Balance of trade shrinks in Dec

Published January 15, 2008

ISLAMABAD, Jan 14: The balance of trade dipped by 2.98 per cent in December on the back of over eight per cent decline in the import bill, commerce ministry said on Monday.

The trade account also deteriorated after 12 per cent decline in export proceeds during the month under review. This decline has been linked for disruption in trading activities in the month under review for around two weeks as a result of Eid holidays, assassination of former prime minister Benazir Bhutto and its fallout.

Official statistics showed that export dipped by 12.05 per cent in Dec as it stood $1.333 billion against $1.516 billion same month in 2006. The import bill also declined by 8.35 per cent to $2.350 billion from $2.564 billion.
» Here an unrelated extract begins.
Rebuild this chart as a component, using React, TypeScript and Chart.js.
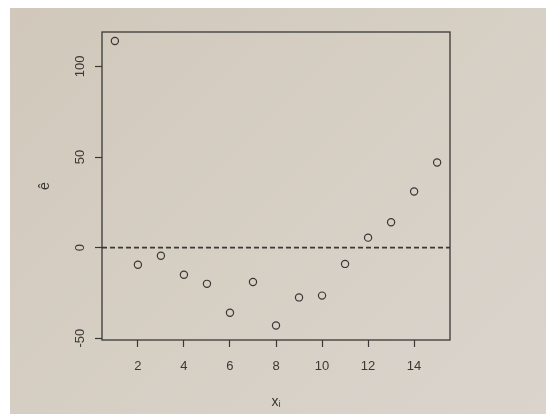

As a result, the balance of trade declined to $1.016 billion against $1.047 billion.

A senior official in the commerce ministry said that the exports will increase in the months ahead as there was a demand for Pakistani textile products in international market. He said that some primary commodities like rice export is also picking up in the months ahead on the back of greater demand in international market.

According to the statistics, the trade deficit, however, widened by 26.99 per cent in the half year to $8.238 billion in Jul-Dec period of the current fiscal year against $14.894 billion last year.

The trade gap is the outcome of more than 13 per cent growth in imports in the first half year over last year. This growth in import is expected to rise as oil prices have already touched $100 per barrel this year and the import of over 1.5 millions tons of wheat.

Official figures released here on Monday by the Federal Bureau of Statistics (FBS) showed that the trade deficit increased by 15.71 per cent to $1.618 billion in Nov 2007 against $1.398 billion last year.

Exports have gone up 3.67 per cent to $8.715bn during Jul-Dec this year as against $8.407 billion over the same period last year.

A target of $19.2 billion exports has been set for 2007-08 but import target was not fixed as it is not manageable for the government.

The import bill in the first half year reached to $16.953 billion during the period under review as against $14.894 billion over last year, indicating a growth of 13.82 per cent.

The State Bank in its first quarterly report, said the textile sector, which until recently had been the main driver of the exports growth could only muster 1.0 per cent growth during the current fiscal year, while the food and petroleum sectors’ exports declined.

Even the nominal growth in the textile sector was caused by a rise in the low value added category of synthetic textiles and in knitwear exports.

Exports of all the middle and high value added categories including garments, bedwear and towels experienced a fall. The sluggish performance of textile sector highlights the tough competition faced by this sector in its major markets. This scenario suggests a possibility of further deceleration in textile export growth in the short term.

Keeping in view the large share of textile sector in exports, this might translate into the deceleration of overall export growth as well.

The growth in imports on the other hand seems to have rebounded, which is evident from the broad based surge in imports witnessed in the first half year of the current fiscal year.